◆ WRITTEN EXERCISE:
Shown below is a listing with pictures; reproduce exactly, and only, the lines between the ones containing "Rebuild this chart" and "import plotly.graph_objects as go", inclusive, leaving the pictures out.

◆ STORED RECORDS:
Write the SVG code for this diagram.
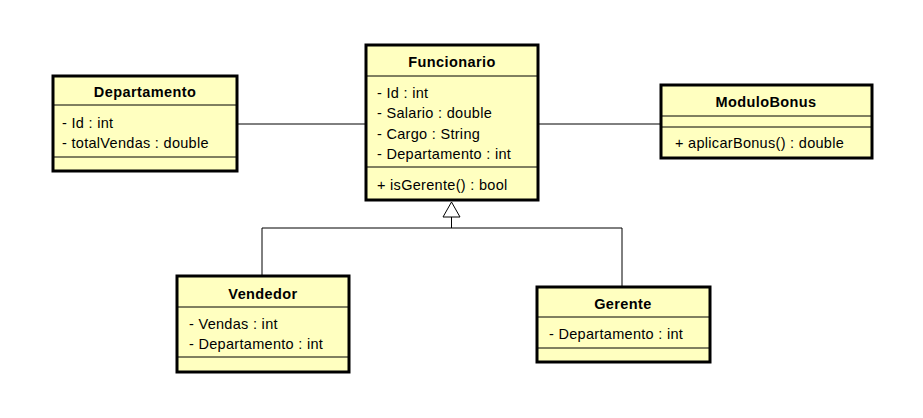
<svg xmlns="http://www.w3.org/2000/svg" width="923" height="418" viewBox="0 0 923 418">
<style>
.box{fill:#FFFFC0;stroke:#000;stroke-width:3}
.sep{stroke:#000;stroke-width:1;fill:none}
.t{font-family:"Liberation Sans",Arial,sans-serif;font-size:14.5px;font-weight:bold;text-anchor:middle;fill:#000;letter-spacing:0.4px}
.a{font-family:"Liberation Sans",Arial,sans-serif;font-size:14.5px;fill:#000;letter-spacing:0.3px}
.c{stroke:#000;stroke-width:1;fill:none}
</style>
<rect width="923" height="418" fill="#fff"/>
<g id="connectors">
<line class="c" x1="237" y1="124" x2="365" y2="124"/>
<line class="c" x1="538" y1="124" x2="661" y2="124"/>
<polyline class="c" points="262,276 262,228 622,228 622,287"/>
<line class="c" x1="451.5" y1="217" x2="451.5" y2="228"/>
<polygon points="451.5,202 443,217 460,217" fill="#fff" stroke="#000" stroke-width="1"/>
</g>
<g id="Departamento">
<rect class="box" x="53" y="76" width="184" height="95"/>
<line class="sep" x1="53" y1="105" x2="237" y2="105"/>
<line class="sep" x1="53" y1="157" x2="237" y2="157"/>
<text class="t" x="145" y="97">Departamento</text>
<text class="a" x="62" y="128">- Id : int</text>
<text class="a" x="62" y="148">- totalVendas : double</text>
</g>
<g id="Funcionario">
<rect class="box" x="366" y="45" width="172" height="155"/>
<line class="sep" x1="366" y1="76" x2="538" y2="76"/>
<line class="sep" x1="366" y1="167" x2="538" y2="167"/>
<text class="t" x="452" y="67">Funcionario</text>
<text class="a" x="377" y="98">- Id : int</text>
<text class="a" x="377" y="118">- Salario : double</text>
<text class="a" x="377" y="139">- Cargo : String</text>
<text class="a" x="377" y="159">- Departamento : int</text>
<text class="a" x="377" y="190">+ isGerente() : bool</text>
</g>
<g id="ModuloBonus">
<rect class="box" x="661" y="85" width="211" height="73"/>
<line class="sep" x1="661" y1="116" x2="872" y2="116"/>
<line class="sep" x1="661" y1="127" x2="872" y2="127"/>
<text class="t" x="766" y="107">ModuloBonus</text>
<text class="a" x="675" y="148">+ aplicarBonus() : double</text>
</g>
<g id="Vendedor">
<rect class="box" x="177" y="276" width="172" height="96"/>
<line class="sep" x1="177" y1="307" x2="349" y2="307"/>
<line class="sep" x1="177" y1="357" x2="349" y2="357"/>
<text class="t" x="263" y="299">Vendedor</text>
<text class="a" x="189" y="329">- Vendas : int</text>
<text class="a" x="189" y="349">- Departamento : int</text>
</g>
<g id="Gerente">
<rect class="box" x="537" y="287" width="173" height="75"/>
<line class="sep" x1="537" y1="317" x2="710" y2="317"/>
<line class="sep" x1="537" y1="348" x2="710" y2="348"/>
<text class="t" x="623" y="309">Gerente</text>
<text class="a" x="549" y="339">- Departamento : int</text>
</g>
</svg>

---

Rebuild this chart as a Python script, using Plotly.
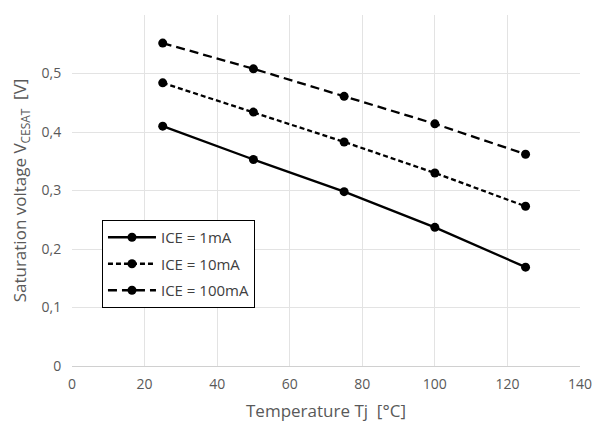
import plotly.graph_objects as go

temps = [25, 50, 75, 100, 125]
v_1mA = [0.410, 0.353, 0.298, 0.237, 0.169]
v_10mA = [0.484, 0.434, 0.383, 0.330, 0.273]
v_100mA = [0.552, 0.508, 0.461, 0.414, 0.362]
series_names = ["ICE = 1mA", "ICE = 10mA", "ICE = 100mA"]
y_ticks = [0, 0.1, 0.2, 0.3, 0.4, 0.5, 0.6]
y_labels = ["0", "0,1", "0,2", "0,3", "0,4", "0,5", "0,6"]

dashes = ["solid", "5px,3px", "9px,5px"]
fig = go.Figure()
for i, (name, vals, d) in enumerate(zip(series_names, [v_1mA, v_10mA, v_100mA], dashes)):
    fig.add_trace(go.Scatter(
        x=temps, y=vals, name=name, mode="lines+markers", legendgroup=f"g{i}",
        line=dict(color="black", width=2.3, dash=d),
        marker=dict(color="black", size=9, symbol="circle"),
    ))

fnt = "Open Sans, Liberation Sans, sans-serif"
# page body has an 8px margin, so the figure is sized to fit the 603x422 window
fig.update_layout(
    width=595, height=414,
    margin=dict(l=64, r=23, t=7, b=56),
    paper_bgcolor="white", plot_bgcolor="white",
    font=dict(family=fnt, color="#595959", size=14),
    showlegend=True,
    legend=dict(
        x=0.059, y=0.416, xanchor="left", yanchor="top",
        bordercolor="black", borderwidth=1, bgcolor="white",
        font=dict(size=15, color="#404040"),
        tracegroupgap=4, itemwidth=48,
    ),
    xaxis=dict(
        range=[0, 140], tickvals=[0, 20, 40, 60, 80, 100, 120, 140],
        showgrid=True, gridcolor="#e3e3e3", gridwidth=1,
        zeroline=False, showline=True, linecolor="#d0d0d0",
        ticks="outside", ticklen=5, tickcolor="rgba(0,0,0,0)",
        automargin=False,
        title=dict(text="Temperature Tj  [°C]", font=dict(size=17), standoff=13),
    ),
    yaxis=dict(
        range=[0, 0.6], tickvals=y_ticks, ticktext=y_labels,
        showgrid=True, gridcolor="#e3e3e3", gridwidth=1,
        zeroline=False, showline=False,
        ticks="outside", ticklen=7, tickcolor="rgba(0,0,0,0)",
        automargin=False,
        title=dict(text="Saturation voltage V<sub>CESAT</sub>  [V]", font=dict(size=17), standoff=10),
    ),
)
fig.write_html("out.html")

◆ TASK RESULT:
Rebuild this chart as a Python script, using Plotly.
import plotly.graph_objects as go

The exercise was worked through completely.